I don't recommend a barbed response to flower picking

What do I write about in my first blog back in Australia? Well I'll ease myself in with a few thoughts on picking flowers.

I've written before about painting wild waratah flowers blue to deter would-be pickers. In that case it was to safeguard a natural population under some threat of serious decline. In botanic gardens we tend to take a tough line, arguing that if everyone took a snip or a bloom, there would soon be little left for other visitors to enjoy. (There are a few worthy exceptions to this rule where a tradition has sprung up to ornament a statue and we tend to look the other way.)

In home gardens one generally expects to invite flower picking rather than have it happen willy-nilly as passers-by pass by. Still, most of us don't mind someone taking a small flower from a massively flowering specimen as long as the overall visage remains intact.

Frangipanis are always tempting. Luckily they drop flowers daily and you can pick up one from the ground. Of course these tend to be blemished in some way and the prettiest are still high in the tree. I hold myself back in this case and only take the fallen flowers. It doesn't seem right to rip even one of these gorgeous flowers from its inflorescence and a blemish adds character right?

Plants like lavender and rosemary are made for touching and squeezing and occasionally snapping off a few leave - just helping out with a little tip-pruning you say as you do it. I'll take an occasional lavender spike because I know they produce lots of them and it hardly seems to matter.

I wouldn't collect this South African species because it's not particularly pretty, but it would a be a good thing if I did, and disposed of any fruits wisely. By taking flowers from the Asparagus Fern I may be stopping them from turning into fruit and then new little plants.

Similarly with this South African plant. I wouldn't collect the flowers of an Agapanthus, basically because I don't like it. But that's because I'm from Victoria where it's a pesky weed and because, well, I just don't like it. But again, good to collect this one before it fruits and spreads. Of course that would deprive others who might enjoy the blooms from enjoying them...

It's a complex business. Of course the rules and laws generally mean you shouldn't pick anything. And I wouldn't recommend breaking any rules or laws. Instead I'd recommend that if a flower somehow ends up in your hand, you have been kind to the plant and to its grower.
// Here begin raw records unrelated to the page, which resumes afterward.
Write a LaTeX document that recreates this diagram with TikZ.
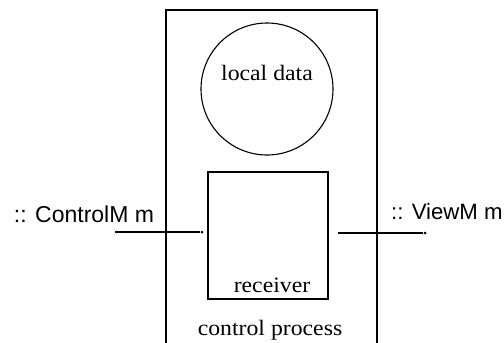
\documentclass[tikz,border=0pt]{standalone}
\usepackage{fontspec}
\setmainfont{Liberation Serif}
\newfontfamily\labelfont{Liberation Sans}
\newcommand{\widetext}[1]{\scalebox{1.08}[1]{#1}}
\begin{document}
\begin{tikzpicture}[x=1pt,y=-1pt,
  edge/.style={line width=1.1pt,black},
  serif/.style={font=\fontsize{22}{25}\selectfont,inner sep=0pt,anchor=base},
  sans/.style={font=\labelfont\fontsize{23}{26}\selectfont,inner sep=0pt},
  enddot/.style={circle,fill=black,inner sep=0pt,minimum size=3pt}]
\useasboundingbox (0,0) rectangle (504,343);
% outer process box (bottom runs off the picture)
\coordinate (obl) at (166,343);
\coordinate (otl) at (166,10);
\coordinate (otr) at (377,10);
\coordinate (obr) at (377,343);
\draw[edge] (obl) -- (otl) -- (otr) -- (obr);
% local data circle
\node[draw,line width=1.1pt,circle,minimum size=132pt,inner sep=0pt] (data) at (267,89) {};
\node[serif] (datat) at (267,80) {\widetext{local data}};
% receiver box
\node[draw,line width=1.1pt,minimum width=120pt,minimum height=127pt,inner sep=0pt] (recv) at (268,235.5) {};
\node[serif] (recvt) at (272,292) {\widetext{receiver}};
\node[serif] (proc) at (270,335) {\widetext{control process}};
% left connector
\coordinate (lin) at (115,232);
\node[enddot] (ldot) at (202,232) {};
\draw[edge] (lin) -- (ldot);
\node[sans] (ctl) at (84,214) {:: ControlM m};
% right connector
\coordinate (rout) at (338,233);
\node[enddot] (rdot) at (425,233) {};
\draw[edge] (rout) -- (rdot);
\node[sans,anchor=west,font=\labelfont\fontsize{22.2}{25}\selectfont] (view) at (391,212) {:: ViewM m};
\end{tikzpicture}
\end{document}
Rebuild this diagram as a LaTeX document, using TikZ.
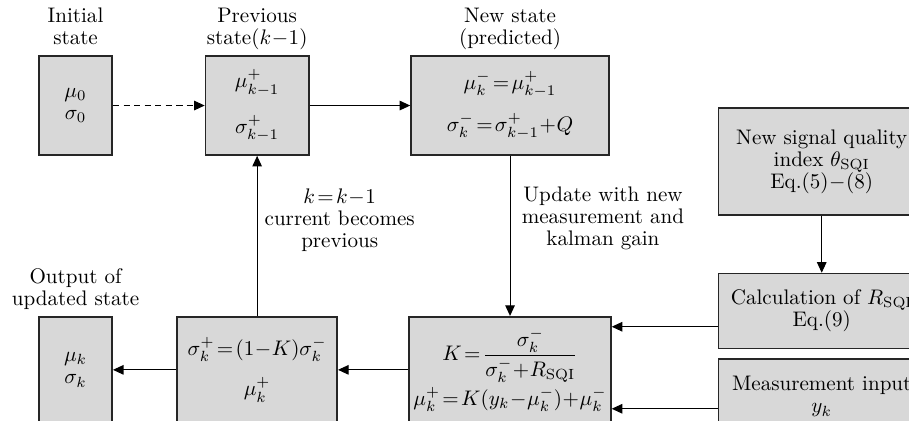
\documentclass[tikz,border=0pt]{standalone}
\usepackage{amsmath}
\usetikzlibrary{positioning, arrows.meta}
\definecolor{boxgray}{RGB}{216,216,216}
\thickmuskip=2mu
\medmuskip=0.5mu

\begin{document}
\begin{tikzpicture}[
  blk/.style={draw=black!85, fill=boxgray, line width=0.8pt, align=center,
    inner sep=2pt, font=\fontsize{10}{10.5}\selectfont},
  lbl/.style={align=center, font=\fontsize{10}{10.5}\selectfont},
  ttl/.style={lbl, text depth=0pt},
  arr/.style={-{Triangle[length=5pt,width=4.5pt]}, line width=0.5pt},
  node distance=2.67cm,
]
  \useasboundingbox (0,0) rectangle (15.16,-7.005);
  \clip (0,0) rectangle (15.16,-7.005);

  % top row
  \node[blk, minimum width=1.22cm, minimum height=1.65cm] (init) at (1.26,-1.76) {$\mu_0$\\$\sigma_0$};
  \node[blk, minimum width=1.72cm, minimum height=1.65cm, right=1.53cm of init] (prev) {$\mu^+_{k-1}$\\[8pt]$\sigma^+_{k-1}$};
  \node[blk, minimum width=3.30cm, minimum height=1.65cm, right=1.68cm of prev] (new) {$\mu^-_k=\mu^+_{k-1}$\\[6.5pt]$\sigma^-_k=\sigma^+_{k-1}+Q$};

  % bottom row
  \node[blk, minimum width=1.22cm, minimum height=1.77cm, below=of init] (out) {$\mu_k$\\$\sigma_k$};
  \node[blk, minimum width=2.67cm, minimum height=1.77cm, below=of prev] (sig) {$\sigma^+_k=(1-K)\sigma^-_k$\\[6.5pt]$\mu^+_k$};
  \node[blk, minimum width=3.30cm, minimum height=1.77cm, below=of new] (kal) {$K=\dfrac{\sigma^-_k}{\sigma^-_k+R_{\mathrm{SQI}}}$\\[1pt]$\mu^+_k=K(y_k-\mu^-_k)+\mu^-_k$};

  % right column
  \node[blk, minimum width=3.44cm, minimum height=1.78cm, anchor=north west] (sqi)
    at ([xshift=1.80cm, yshift=-0.87cm]new.north east) {New signal quality\\index $\theta_{\mathrm{SQI}}$\\Eq.$(5)-(8)$};
  \node[blk, minimum width=3.44cm, minimum height=1.25cm, below=0.95cm of sqi] (calc) {Calculation of $R_{\mathrm{SQI}}$\\Eq.$(9)$};
  \node[blk, minimum width=3.44cm, minimum height=1.25cm, below=0.15cm of calc] (meas) {Measurement input\\$y_k$};

  % titles
  \node[ttl, above=0.05cm of init] (tinit) {Initial\\state};
  \node[ttl, above=0.05cm of prev] (tprev) {Previous\\state$(k-1)$};
  \node[ttl, above=0.05cm of new] (tnew) {New state\\(predicted)};
  \node[ttl, above=0.05cm of out] (tout) {Output of\\updated state};

  \coordinate (kin1) at ([yshift=-0.18cm]kal.north east);
  \coordinate (kin2) at ([yshift=0.25cm]kal.south east);

  % connectors
  \draw[arr, dash pattern=on 3pt off 2pt] (init) -- (prev);
  \draw[arr] (prev) -- (new);
  \draw[arr] (new) -- node[lbl, pos=0.39, right, xshift=2pt] {Update with new\\measurement and\\kalman gain} (kal);
  \draw[arr] (sqi) -- (calc);
  \draw[arr] (calc.west |- kin1) -- (kin1);
  \draw[arr] (meas.west |- kin2) -- (kin2);
  \draw[arr] (kal) -- (sig);
  \draw[arr] (sig) -- (out);
  \draw[arr] (sig) -- node[lbl, pos=0.6, right] {$k=k-1$\\current becomes\\previous} (prev);
\end{tikzpicture}
\end{document}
What I wouldn't recommend is worrying too much about losing a bloom or two in a public place, or doing anything silly to stop this.
According to Gwen Pascoe in her 2012 book on Victoria's nineteenth-century public botanic gardens, Long Views and Short Vistas, the caretaker of Horsham's Botanic Garden wrote in 1883 that fewer flowers were being stolen now that he has fastened fish hooks among the flowers with copper wire, but "thieves then came for free fish hooks".

Again according to Pascoe, vandalism in botanic gardens at that time was a big problem. The flowers weren't even going to a good home: in Castlemaine, flowers were "picked and thrown on the ground". Perhaps more acceptably, an interest in natural history led others to steal material for their pressed flower collections. Surely that's alright?

Images: my pictures were taken this morning on a walk through a waterside suburb in Sydney. The backdrop to the lavenders will give it away to locals.